#### DATA SHOWN

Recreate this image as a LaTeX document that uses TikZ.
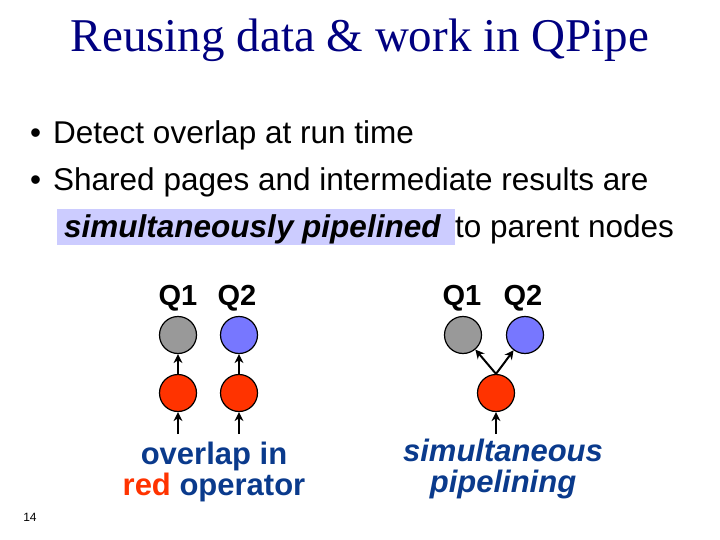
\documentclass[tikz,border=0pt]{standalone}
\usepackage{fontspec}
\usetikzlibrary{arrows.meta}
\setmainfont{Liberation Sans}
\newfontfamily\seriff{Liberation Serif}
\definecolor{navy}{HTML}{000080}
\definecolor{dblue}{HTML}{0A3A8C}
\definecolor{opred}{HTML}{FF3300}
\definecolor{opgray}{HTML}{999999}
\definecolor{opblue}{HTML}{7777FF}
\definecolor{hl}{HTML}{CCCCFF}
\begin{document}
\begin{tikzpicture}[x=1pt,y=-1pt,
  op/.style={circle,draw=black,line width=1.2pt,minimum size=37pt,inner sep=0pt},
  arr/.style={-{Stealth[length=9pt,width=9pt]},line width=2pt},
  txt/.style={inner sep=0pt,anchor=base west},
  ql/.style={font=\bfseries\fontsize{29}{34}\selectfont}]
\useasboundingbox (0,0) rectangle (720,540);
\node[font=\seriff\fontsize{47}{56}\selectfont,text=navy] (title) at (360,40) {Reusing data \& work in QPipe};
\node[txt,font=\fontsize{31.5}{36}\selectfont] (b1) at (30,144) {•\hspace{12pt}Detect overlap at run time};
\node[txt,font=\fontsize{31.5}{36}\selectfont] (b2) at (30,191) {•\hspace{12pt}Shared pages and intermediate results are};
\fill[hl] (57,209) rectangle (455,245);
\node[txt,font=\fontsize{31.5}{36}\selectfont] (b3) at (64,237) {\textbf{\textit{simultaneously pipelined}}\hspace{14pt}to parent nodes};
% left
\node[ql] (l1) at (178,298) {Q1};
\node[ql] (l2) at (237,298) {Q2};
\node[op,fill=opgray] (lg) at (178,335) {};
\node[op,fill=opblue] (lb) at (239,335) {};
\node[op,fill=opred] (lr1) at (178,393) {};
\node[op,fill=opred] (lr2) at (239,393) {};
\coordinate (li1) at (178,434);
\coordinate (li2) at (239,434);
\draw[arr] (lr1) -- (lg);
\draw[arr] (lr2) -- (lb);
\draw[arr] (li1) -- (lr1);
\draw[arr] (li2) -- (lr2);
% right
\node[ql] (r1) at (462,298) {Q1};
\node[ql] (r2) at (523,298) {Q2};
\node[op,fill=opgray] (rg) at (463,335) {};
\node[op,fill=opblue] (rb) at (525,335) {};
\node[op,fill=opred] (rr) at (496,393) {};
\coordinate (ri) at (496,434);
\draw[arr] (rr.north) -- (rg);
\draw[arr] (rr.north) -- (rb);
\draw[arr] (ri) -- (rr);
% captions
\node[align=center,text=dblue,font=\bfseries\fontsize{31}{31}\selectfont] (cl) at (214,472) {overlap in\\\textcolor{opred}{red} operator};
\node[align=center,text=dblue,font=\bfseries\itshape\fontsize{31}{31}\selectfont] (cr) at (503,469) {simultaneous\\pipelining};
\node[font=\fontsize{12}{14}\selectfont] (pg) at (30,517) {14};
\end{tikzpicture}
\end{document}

########

GIVEN TASK: Transcribe the preceding listing in its entirety and with exact wording, leaving out pictures.

SOLUTION TO THIS EXERCISE:
Recreate this image as a LaTeX document that uses TikZ.
\documentclass[tikz,border=0pt]{standalone}
\usepackage{fontspec}
\usetikzlibrary{arrows.meta}
\setmainfont{Liberation Sans}
\newfontfamily\seriff{Liberation Serif}
\definecolor{navy}{HTML}{000080}
\definecolor{dblue}{HTML}{0A3A8C}
\definecolor{opred}{HTML}{FF3300}
\definecolor{opgray}{HTML}{999999}
\definecolor{opblue}{HTML}{7777FF}
\definecolor{hl}{HTML}{CCCCFF}
\begin{document}
\begin{tikzpicture}[x=1pt,y=-1pt,
  op/.style={circle,draw=black,line width=1.2pt,minimum size=37pt,inner sep=0pt},
  arr/.style={-{Stealth[length=9pt,width=9pt]},line width=2pt},
  txt/.style={inner sep=0pt,anchor=base west},
  ql/.style={font=\bfseries\fontsize{29}{34}\selectfont}]
\useasboundingbox (0,0) rectangle (720,540);
\node[font=\seriff\fontsize{47}{56}\selectfont,text=navy] (title) at (360,40) {Reusing data \& work in QPipe};
\node[txt,font=\fontsize{31.5}{36}\selectfont] (b1) at (30,144) {•\hspace{12pt}Detect overlap at run time};
\node[txt,font=\fontsize{31.5}{36}\selectfont] (b2) at (30,191) {•\hspace{12pt}Shared pages and intermediate results are};
\fill[hl] (57,209) rectangle (455,245);
\node[txt,font=\fontsize{31.5}{36}\selectfont] (b3) at (64,237) {\textbf{\textit{simultaneously pipelined}}\hspace{14pt}to parent nodes};
% left
\node[ql] (l1) at (178,298) {Q1};
\node[ql] (l2) at (237,298) {Q2};
\node[op,fill=opgray] (lg) at (178,335) {};
\node[op,fill=opblue] (lb) at (239,335) {};
\node[op,fill=opred] (lr1) at (178,393) {};
\node[op,fill=opred] (lr2) at (239,393) {};
\coordinate (li1) at (178,434);
\coordinate (li2) at (239,434);
\draw[arr] (lr1) -- (lg);
\draw[arr] (lr2) -- (lb);
\draw[arr] (li1) -- (lr1);
\draw[arr] (li2) -- (lr2);
% right
\node[ql] (r1) at (462,298) {Q1};
\node[ql] (r2) at (523,298) {Q2};
\node[op,fill=opgray] (rg) at (463,335) {};
\node[op,fill=opblue] (rb) at (525,335) {};
\node[op,fill=opred] (rr) at (496,393) {};
\coordinate (ri) at (496,434);
\draw[arr] (rr.north) -- (rg);
\draw[arr] (rr.north) -- (rb);
\draw[arr] (ri) -- (rr);
% captions
\node[align=center,text=dblue,font=\bfseries\fontsize{31}{31}\selectfont] (cl) at (214,472) {overlap in\\\textcolor{opred}{red} operator};
\node[align=center,text=dblue,font=\bfseries\itshape\fontsize{31}{31}\selectfont] (cr) at (503,469) {simultaneous\\pipelining};
\node[font=\fontsize{12}{14}\selectfont] (pg) at (30,517) {14};
\end{tikzpicture}
\end{document}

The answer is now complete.